• **Directions for this task**
All lines in the records below from the line with "Convert this chart to matplotlib code." through the line with "plt.rcParams['mathtext.fontset'] = 'stix'" are to be given again exactly, both ends included; the pictures are to be left out.

((

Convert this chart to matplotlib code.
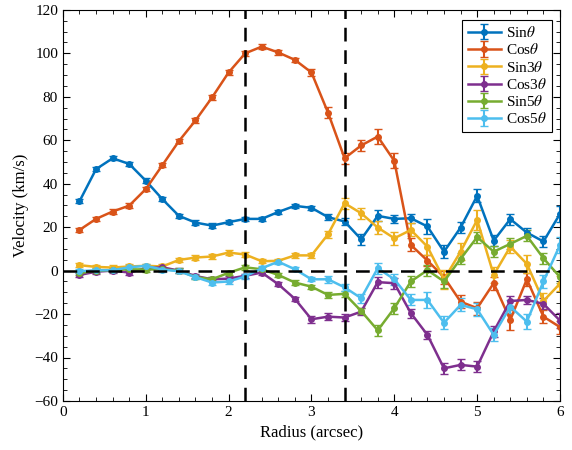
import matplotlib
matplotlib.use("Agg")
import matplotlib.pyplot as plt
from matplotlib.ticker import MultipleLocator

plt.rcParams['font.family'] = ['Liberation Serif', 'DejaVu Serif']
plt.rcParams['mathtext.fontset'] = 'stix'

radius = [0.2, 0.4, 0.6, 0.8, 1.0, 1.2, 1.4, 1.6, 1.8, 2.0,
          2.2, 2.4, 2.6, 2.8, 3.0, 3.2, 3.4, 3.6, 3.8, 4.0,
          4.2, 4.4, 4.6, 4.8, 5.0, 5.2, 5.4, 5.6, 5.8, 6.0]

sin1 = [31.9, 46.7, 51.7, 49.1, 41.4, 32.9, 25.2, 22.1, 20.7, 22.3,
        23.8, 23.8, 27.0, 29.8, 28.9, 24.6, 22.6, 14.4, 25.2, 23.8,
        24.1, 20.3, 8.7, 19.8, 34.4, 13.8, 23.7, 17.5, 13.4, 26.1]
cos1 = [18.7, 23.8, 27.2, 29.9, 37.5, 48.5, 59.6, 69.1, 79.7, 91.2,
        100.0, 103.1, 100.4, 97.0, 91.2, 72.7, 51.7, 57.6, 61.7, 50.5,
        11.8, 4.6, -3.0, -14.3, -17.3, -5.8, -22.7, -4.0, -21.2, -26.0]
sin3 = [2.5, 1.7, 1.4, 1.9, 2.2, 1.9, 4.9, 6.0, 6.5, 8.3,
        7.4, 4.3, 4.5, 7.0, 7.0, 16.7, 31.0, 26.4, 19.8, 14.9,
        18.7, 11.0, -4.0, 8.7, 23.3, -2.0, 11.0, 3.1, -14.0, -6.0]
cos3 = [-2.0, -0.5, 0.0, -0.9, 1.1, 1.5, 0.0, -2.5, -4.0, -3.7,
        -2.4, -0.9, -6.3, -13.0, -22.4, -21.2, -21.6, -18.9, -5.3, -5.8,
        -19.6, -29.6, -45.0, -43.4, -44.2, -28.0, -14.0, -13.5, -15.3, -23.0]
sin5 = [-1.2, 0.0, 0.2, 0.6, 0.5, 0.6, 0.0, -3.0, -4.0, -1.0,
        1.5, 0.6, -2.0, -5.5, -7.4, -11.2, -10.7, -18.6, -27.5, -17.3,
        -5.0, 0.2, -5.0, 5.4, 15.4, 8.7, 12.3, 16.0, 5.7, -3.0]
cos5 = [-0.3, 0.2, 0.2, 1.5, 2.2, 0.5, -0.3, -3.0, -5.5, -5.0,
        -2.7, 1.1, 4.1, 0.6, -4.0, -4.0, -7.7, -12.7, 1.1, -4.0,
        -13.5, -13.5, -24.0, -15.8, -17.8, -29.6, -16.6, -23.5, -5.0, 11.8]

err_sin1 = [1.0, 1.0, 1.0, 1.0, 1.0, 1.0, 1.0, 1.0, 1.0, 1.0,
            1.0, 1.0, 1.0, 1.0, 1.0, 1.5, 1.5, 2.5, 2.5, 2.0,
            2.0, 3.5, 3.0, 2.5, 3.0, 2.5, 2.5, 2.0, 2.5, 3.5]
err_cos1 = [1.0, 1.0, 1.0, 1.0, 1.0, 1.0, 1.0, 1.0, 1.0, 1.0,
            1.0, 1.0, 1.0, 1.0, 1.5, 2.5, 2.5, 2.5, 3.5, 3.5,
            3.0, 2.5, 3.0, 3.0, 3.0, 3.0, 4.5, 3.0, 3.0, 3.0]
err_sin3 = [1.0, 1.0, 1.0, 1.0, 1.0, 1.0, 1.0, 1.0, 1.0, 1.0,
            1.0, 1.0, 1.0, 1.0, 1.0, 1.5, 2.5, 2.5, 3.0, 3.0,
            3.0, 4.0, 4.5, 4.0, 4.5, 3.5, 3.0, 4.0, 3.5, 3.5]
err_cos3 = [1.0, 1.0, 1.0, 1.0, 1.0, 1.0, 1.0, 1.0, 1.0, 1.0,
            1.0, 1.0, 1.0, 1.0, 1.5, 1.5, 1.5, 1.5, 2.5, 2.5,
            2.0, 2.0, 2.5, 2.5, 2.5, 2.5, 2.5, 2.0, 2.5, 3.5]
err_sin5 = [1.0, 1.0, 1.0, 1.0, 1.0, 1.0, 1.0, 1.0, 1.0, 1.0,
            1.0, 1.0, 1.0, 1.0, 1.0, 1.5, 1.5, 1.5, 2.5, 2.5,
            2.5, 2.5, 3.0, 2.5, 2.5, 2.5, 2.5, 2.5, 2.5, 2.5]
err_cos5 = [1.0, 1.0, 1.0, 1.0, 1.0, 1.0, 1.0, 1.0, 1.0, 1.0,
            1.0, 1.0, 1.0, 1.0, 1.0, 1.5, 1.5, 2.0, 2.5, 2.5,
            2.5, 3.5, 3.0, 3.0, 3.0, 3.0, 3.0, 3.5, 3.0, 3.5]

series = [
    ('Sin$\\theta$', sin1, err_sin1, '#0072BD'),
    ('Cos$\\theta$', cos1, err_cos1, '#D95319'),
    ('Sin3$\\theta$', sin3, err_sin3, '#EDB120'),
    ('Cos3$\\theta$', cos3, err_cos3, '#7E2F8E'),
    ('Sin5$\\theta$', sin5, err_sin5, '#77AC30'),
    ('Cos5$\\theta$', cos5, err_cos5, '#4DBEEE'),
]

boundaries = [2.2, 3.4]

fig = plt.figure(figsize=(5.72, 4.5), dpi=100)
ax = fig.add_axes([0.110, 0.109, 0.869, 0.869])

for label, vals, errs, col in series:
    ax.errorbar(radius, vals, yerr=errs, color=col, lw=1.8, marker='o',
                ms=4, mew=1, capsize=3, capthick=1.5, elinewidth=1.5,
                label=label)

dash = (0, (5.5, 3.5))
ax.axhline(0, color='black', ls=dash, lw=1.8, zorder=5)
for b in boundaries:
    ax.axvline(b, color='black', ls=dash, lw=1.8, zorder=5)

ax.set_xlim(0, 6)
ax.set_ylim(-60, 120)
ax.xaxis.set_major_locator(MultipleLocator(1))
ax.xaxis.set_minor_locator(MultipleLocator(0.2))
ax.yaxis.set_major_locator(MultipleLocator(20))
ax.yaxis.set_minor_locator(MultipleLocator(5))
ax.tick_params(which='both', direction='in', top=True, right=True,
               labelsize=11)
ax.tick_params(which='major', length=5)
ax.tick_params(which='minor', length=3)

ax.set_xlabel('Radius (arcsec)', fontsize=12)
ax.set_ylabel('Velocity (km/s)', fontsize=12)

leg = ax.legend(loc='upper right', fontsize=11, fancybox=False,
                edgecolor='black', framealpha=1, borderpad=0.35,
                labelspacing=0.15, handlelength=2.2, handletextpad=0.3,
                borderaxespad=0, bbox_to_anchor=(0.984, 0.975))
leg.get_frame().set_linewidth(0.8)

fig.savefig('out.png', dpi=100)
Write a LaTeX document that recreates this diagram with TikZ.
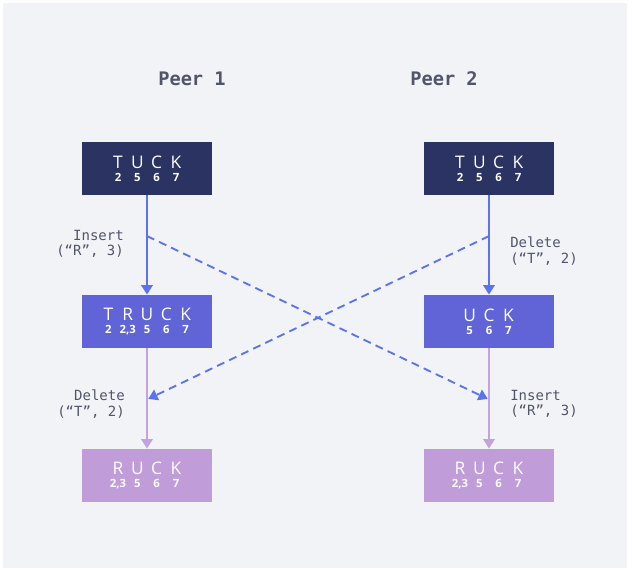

))
((

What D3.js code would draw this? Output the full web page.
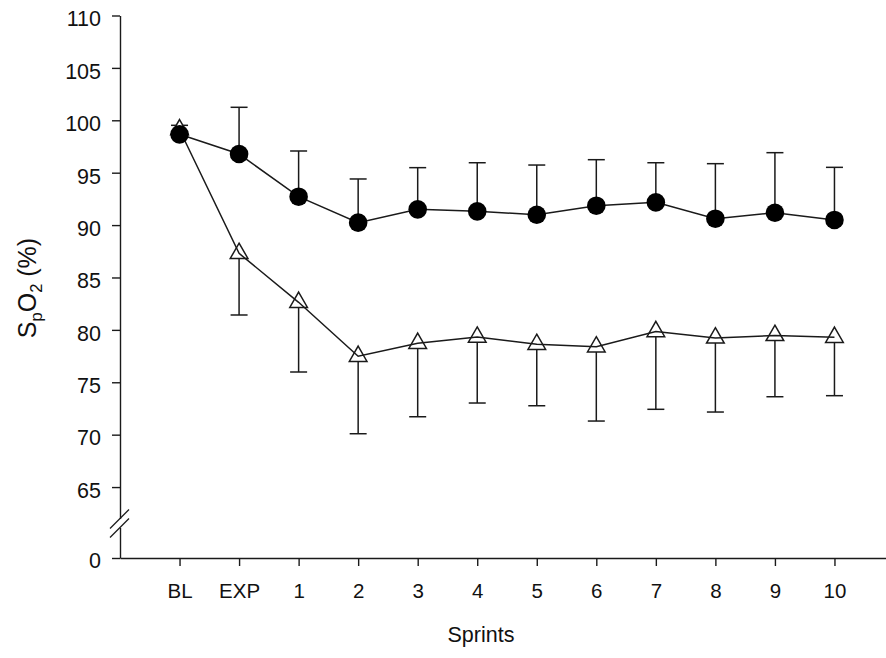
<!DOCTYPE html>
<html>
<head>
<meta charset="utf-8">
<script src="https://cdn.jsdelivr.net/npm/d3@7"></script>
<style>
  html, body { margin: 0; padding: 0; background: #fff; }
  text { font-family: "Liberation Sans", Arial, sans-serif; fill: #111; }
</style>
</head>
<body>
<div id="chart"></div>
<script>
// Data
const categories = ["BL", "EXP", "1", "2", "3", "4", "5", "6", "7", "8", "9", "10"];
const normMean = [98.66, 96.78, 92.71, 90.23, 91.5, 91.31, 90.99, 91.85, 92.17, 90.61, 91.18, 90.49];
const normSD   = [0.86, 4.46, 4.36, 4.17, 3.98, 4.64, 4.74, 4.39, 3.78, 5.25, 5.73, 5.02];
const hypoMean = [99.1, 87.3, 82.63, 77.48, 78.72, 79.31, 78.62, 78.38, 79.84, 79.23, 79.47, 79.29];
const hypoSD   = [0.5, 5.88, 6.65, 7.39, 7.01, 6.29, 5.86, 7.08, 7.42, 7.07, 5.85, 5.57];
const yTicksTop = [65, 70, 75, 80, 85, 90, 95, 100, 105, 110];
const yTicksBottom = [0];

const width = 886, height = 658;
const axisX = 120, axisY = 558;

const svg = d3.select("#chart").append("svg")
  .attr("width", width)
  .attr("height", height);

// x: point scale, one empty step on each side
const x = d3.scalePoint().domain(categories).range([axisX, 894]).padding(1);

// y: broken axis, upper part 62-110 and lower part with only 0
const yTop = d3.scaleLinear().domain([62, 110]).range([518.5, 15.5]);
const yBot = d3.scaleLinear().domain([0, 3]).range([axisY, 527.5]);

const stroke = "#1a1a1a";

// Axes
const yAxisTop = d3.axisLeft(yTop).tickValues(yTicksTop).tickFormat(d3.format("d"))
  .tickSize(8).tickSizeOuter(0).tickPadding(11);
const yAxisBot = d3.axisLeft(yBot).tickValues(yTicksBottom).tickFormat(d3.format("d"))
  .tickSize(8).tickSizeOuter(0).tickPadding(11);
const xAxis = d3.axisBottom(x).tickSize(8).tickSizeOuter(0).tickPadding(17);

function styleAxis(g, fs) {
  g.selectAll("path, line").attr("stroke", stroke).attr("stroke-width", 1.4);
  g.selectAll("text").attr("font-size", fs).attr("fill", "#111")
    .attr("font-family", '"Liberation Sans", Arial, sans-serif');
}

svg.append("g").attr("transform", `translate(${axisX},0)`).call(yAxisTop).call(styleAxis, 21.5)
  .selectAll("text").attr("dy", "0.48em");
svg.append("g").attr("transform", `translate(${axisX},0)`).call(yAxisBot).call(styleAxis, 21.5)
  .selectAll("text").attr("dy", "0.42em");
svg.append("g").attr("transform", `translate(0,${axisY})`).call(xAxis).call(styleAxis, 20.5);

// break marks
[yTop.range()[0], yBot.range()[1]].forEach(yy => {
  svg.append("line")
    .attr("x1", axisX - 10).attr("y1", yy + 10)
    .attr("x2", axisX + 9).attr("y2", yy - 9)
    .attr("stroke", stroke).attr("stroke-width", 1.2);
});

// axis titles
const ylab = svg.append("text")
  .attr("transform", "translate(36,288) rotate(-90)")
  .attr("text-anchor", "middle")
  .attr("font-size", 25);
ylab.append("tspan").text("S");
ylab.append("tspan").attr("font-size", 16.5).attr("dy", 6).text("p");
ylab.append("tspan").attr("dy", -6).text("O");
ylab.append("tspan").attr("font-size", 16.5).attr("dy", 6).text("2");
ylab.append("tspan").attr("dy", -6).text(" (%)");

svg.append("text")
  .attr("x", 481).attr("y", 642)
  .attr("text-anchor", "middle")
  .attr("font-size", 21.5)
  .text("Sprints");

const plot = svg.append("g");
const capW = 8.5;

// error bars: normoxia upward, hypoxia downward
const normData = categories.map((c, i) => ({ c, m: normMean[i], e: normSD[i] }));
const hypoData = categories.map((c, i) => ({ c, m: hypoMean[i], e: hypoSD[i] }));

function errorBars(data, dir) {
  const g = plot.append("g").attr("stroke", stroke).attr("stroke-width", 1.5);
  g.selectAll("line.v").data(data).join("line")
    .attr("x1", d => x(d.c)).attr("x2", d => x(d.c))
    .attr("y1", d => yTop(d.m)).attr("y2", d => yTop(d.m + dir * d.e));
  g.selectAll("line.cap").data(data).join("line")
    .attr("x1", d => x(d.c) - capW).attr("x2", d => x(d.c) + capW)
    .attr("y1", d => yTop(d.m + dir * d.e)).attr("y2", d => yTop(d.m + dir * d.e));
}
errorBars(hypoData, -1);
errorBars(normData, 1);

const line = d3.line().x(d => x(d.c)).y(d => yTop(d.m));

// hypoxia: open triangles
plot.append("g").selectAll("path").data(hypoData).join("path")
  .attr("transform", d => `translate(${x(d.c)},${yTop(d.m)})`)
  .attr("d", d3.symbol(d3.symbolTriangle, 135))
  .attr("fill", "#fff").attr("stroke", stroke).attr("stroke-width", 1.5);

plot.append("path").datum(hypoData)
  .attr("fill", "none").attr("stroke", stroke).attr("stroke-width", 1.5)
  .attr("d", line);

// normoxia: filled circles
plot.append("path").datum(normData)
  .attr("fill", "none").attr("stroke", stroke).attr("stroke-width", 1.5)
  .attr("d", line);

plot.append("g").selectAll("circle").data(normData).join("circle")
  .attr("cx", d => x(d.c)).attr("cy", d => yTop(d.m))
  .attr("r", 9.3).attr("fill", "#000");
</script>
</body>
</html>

))
((

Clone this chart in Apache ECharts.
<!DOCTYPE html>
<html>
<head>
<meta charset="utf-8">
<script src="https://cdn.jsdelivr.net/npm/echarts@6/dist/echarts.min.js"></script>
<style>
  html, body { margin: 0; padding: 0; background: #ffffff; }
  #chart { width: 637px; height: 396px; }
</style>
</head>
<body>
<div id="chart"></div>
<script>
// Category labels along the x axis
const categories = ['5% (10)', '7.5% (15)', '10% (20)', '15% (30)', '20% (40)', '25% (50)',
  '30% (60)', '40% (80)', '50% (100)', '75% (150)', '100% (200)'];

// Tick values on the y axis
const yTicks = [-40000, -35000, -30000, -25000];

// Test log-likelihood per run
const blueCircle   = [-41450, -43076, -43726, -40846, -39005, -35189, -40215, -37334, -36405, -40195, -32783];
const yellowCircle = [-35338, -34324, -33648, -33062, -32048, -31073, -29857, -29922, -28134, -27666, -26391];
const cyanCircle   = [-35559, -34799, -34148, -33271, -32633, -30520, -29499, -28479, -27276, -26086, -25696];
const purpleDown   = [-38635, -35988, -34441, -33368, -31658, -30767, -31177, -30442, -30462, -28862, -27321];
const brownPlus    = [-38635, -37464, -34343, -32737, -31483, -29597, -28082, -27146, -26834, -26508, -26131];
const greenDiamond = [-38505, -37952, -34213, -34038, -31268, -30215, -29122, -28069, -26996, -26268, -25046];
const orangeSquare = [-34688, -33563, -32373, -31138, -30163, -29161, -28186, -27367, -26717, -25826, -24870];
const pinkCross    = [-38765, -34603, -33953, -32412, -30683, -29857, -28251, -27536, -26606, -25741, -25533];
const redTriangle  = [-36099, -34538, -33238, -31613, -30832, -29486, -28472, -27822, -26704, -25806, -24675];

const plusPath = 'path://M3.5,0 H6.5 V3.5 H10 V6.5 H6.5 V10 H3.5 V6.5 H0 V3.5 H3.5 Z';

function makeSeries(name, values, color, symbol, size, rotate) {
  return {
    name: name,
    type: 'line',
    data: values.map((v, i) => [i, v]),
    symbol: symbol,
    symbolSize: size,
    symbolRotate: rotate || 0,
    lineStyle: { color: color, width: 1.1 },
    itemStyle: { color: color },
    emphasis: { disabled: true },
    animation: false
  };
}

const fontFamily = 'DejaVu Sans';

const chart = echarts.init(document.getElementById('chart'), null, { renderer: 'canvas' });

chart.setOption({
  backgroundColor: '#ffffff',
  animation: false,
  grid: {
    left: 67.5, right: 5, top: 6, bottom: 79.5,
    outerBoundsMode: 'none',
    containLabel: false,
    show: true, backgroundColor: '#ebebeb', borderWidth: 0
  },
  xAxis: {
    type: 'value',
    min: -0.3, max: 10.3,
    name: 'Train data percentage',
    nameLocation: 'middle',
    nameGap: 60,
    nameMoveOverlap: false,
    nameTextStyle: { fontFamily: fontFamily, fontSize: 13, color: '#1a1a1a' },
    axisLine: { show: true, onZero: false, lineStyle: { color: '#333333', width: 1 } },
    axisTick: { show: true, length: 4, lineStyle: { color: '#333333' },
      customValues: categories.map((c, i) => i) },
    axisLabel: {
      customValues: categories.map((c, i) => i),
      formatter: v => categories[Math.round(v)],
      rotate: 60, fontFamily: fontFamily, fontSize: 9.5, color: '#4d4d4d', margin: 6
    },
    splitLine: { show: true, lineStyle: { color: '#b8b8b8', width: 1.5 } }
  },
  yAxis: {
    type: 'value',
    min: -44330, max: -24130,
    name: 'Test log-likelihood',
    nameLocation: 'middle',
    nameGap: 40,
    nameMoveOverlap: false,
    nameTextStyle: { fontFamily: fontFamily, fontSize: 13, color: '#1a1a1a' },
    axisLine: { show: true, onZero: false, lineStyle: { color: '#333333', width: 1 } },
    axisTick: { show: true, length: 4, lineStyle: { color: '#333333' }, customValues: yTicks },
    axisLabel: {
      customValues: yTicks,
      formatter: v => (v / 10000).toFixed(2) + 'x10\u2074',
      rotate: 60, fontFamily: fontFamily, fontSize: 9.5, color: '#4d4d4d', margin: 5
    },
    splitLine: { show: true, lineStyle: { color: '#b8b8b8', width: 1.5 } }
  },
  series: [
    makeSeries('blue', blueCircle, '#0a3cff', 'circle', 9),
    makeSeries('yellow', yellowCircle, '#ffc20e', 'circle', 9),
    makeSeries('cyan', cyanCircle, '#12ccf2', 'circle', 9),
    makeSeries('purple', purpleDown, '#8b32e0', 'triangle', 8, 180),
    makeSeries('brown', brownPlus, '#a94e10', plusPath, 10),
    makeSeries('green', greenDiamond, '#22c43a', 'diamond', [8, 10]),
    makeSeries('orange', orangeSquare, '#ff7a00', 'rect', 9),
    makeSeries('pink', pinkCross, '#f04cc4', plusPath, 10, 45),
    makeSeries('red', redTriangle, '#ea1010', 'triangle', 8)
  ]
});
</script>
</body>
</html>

))

• **Full solution**
Convert this chart to matplotlib code.
import matplotlib
matplotlib.use("Agg")
import matplotlib.pyplot as plt
from matplotlib.ticker import MultipleLocator

plt.rcParams['font.family'] = ['Liberation Serif', 'DejaVu Serif']
plt.rcParams['mathtext.fontset'] = 'stix'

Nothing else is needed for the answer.